Ice cream brand Ben & Jerry’s can not stop Unilever from selling its products in the Palestinian zone that is occupied by Israel, an American court has ruled. A further court case has already started.
No clear damage
The ice cream brand, well know for its idealism, had stopped selling its products in the Palestinian areas that Israel illegally occupies. However, Unilever – which has owned Ben & Jerry’s since 2000 – wanted to circumvent that decision by selling the rights to Ben & Jerry’s to a local licensee. The brand, that also infuriated some with its defence of LGBT rights and its support for Black Lives Matter, is now judged to be unable to prove it suffers from irreparable damages by Unilever’s move.

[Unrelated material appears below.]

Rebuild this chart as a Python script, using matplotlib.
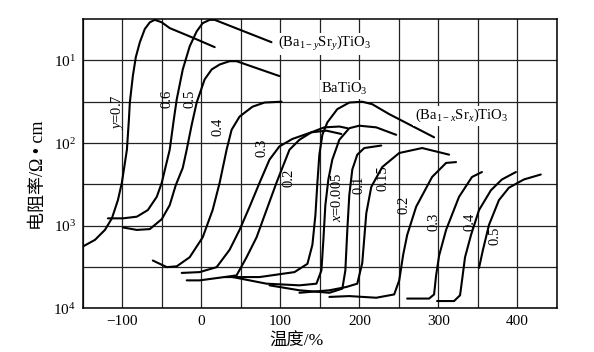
import matplotlib
matplotlib.use("Agg")
import matplotlib.pyplot as plt
import numpy as np

plt.rcParams['font.family'] = ['Liberation Serif', 'Noto Sans CJK SC', 'DejaVu Sans']
plt.rcParams['mathtext.fontset'] = 'custom'
plt.rcParams['mathtext.rm'] = 'Liberation Serif'
plt.rcParams['mathtext.it'] = 'Liberation Serif:italic'

# Temperature (x) and log10(resistivity) exponent (as labelled on the chart)
# (Ba1-ySry)TiO3 series
y07_T = [-150.0, -134.8, -122.2, -113.4, -105.8, -100.8, -94.4, -91.9, -90.7, -86.9, -83.1, -78.0, -71.7, -65.4, -59.1, -50.3, -40.2, -14.9, 16.7]
y07_v = [3.25, 3.17, 3.05, 2.91, 2.69, 2.48, 2.08, 1.72, 1.51, 1.19, 0.96, 0.78, 0.62, 0.54, 0.51, 0.54, 0.61, 0.71, 0.84]
y06_T = [-118.4, -99.5, -81.8, -67.9, -56.6, -50.3, -40.2, -35.1, -31.3, -23.7, -14.9, -6.1, 1.5, 10.4, 16.7, 88.6]
y06_v = [2.91, 2.91, 2.89, 2.81, 2.65, 2.48, 2.08, 1.72, 1.47, 1.11, 0.83, 0.65, 0.55, 0.51, 0.51, 0.78]
y05_T = [-99.5, -81.8, -65.4, -50.3, -40.2, -32.6, -23.7, -18.7, -12.4, -6.1, 4.0, 12.9, 23.0, 35.6, 44.4, 98.7]
y05_v = [3.02, 3.05, 3.04, 2.92, 2.75, 2.51, 2.30, 2.08, 1.78, 1.51, 1.23, 1.11, 1.05, 1.01, 1.01, 1.19]
y04_T = [-61.6, -43.9, -31.3, -14.9, 1.5, 14.1, 23.0, 31.8, 38.1, 48.2, 64.6, 79.8, 101.3]
y04_v = [3.42, 3.50, 3.49, 3.38, 3.14, 2.81, 2.48, 2.08, 1.84, 1.68, 1.56, 1.51, 1.50]
y03_T = [-25.0, -2.3, 19.2, 35.6, 48.2, 60.9, 73.5, 86.1, 98.7, 115.1, 139.1, 158.1, 177.0]
y03_v = [3.57, 3.56, 3.50, 3.29, 3.05, 2.77, 2.48, 2.20, 2.04, 1.95, 1.87, 1.85, 1.89]
y02_T = [-18.7, -2.3, 44.4, 57.1, 69.7, 82.3, 94.9, 111.4, 124.0, 139.1, 155.5, 174.5, 184.6]
y02_v = [3.66, 3.66, 3.60, 3.38, 3.14, 2.81, 2.48, 2.08, 1.96, 1.87, 1.81, 1.80, 1.82]

# BaTiO3
ba_T = [29.3, 73.5, 117.7, 134.1, 140.4, 144.2, 146.7, 149.2, 153.0, 159.3, 171.9, 187.1, 203.5, 216.1, 237.6, 294.4]
ba_v = [3.62, 3.62, 3.56, 3.46, 3.23, 2.87, 2.48, 2.14, 1.90, 1.75, 1.59, 1.51, 1.50, 1.53, 1.65, 1.93]

# (Ba1-xSrx)TiO3 series
x0005_T = [39.4, 82.3, 124.0, 145.5, 151.8, 154.3, 156.8, 160.6, 165.6, 174.5, 187.1, 199.7, 221.2, 246.4]
x0005_v = [3.62, 3.70, 3.72, 3.70, 3.54, 3.17, 2.75, 2.44, 2.20, 1.96, 1.82, 1.79, 1.81, 1.90]
x01_T = [86.1, 124.0, 161.9, 178.3, 182.1, 184.6, 187.1, 190.9, 197.2, 206.1, 227.5]
x01_v = [3.72, 3.78, 3.81, 3.76, 3.54, 3.05, 2.63, 2.32, 2.14, 2.06, 2.03]
x015_T = [124.0, 161.9, 183.3, 197.2, 203.5, 208.6, 214.9, 228.8, 250.3, 279.3, 313.4]
x015_v = [3.81, 3.78, 3.74, 3.70, 3.45, 2.85, 2.53, 2.29, 2.12, 2.06, 2.14]
x02_T = [161.9, 187.1, 221.2, 243.9, 250.3, 255.3, 260.4, 271.7, 291.9, 309.6, 322.2]
x02_v = [3.86, 3.85, 3.87, 3.83, 3.66, 3.35, 3.11, 2.77, 2.41, 2.24, 2.23]
x03_T = [260.3, 288.1, 294.4, 297.0, 300.8, 309.6, 326.0, 342.4, 355.0]
x03_v = [3.88, 3.88, 3.83, 3.60, 3.36, 3.05, 2.65, 2.41, 2.35]
x04_T = [298.2, 319.7, 327.3, 329.8, 333.6, 341.2, 351.3, 366.4, 380.3, 398.0]
x04_v = [3.91, 3.91, 3.84, 3.66, 3.38, 3.11, 2.81, 2.57, 2.44, 2.35]
x05_T = [351.3, 356.3, 363.9, 376.5, 389.1, 408.1, 429.5]
x05_v = [3.51, 3.29, 2.99, 2.69, 2.54, 2.44, 2.38]

curves = [
    (y07_T, y07_v), (y06_T, y06_v), (y05_T, y05_v), (y04_T, y04_v),
    (y03_T, y03_v), (y02_T, y02_v), (ba_T, ba_v),
    (x0005_T, x0005_v), (x01_T, x01_v), (x015_T, x015_v), (x02_T, x02_v),
    (x03_T, x03_v), (x04_T, x04_v), (x05_T, x05_v),
]

# curve labels: text, T, exponent
y_labels = [("$y$=0.7", -105.8, 1.62), ("0.6", -43.9, 1.47), ("0.5", -14.9, 1.47),
            ("0.4", 20.5, 1.81), ("0.3", 76.0, 2.06), ("0.2", 111.4, 2.42)]
x_labels = [("$x$=0.005", 172.0, 2.66), ("0.1", 199.7, 2.50), ("0.15", 230.0, 2.42),
            ("0.2", 256.6, 2.75), ("0.3", 294.4, 2.95), ("0.4", 340.0, 2.95), ("0.5", 371.0, 3.12)]

fig = plt.figure(figsize=(5.94, 3.52), dpi=100)
ax = fig.add_axes([0.1397, 0.1236, 0.7980, 0.8224])

for T, v in curves:
    ax.plot(T, 10 ** np.array(v), color='black', lw=1.5, solid_capstyle='round', zorder=3)

ax.set_yscale('log')
ax.set_xlim(-150, 450)
ax.set_ylim(1e4, 10 ** 0.5)
ax.set_yticks([10, 100, 1000, 10000])
ax.set_yticks([10 ** 1.5, 10 ** 2.5, 10 ** 3.5], minor=True)
ax.set_yticklabels(['$10^1$', '$10^2$', '$10^3$', '$10^4$'])
ax.set_xticks([-100, 0, 100, 200, 300, 400])
ax.set_xticklabels(['\u2212100', '0', '100', '200', '300', '400'])
ax.set_xticks(np.arange(-150, 451, 50), minor=True)
ax.grid(True, which='both', color='#222222', lw=0.9, zorder=1)
ax.tick_params(which='both', length=0, labelsize=11, pad=5)
for s in ax.spines.values():
    s.set_linewidth(1.1)

for txt, T, v in y_labels + x_labels:
    ax.text(T, 10 ** v, txt, rotation=90, ha='center', va='center', fontsize=10.5, zorder=4)

box = dict(facecolor='white', edgecolor='none', pad=1)
ax.text(155.5, 10 ** 0.80, r"(Ba$_{\mathrm{1-}y}$Sr$_y$)TiO$_3$", fontsize=10.5, ha='center', va='center', bbox=box, zorder=4)
ax.text(180.8, 10 ** 1.35, "BaTiO$_3$", fontsize=10.5, ha='center', va='center', bbox=box, zorder=4)
ax.text(329.0, 10 ** 1.67, r"(Ba$_{\mathrm{1-}x}$Sr$_x$)TiO$_3$", fontsize=10.5, ha='center', va='center', bbox=box, zorder=4)

ax.set_xlabel("温度/%", family=['Liberation Serif', 'Noto Sans CJK SC'], fontsize=12.5)
ax.xaxis.set_label_coords(0.451, -0.087)
ax.set_ylabel("电阻率/Ω • cm", family=['Liberation Serif', 'Noto Sans CJK SC'], fontsize=13)
ax.yaxis.set_label_coords(-0.075, 0.46)

fig.savefig("out.png", dpi=100)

The decision not to sell in the illegal settlements, however, proved unpopular with some investors, who sold their Unilever shares or put pressure on the company to intervene. The next move in this extraordinary saga was the fact that Ben & Jerry’s then sued its owner, trying to block the transfer of know-how, recipes and packaging. In this court case, too, the ice cream brand has now failed to reach its aim.
Another court case now has to shed clarity on the question how far the independent members of the Ben & Jerry’s board can still go to protect their brand and their mission. Unilever had stated that the rebellious subsidiary was not even allowed to sue its owners, and would even have halted payments to the board members concerned.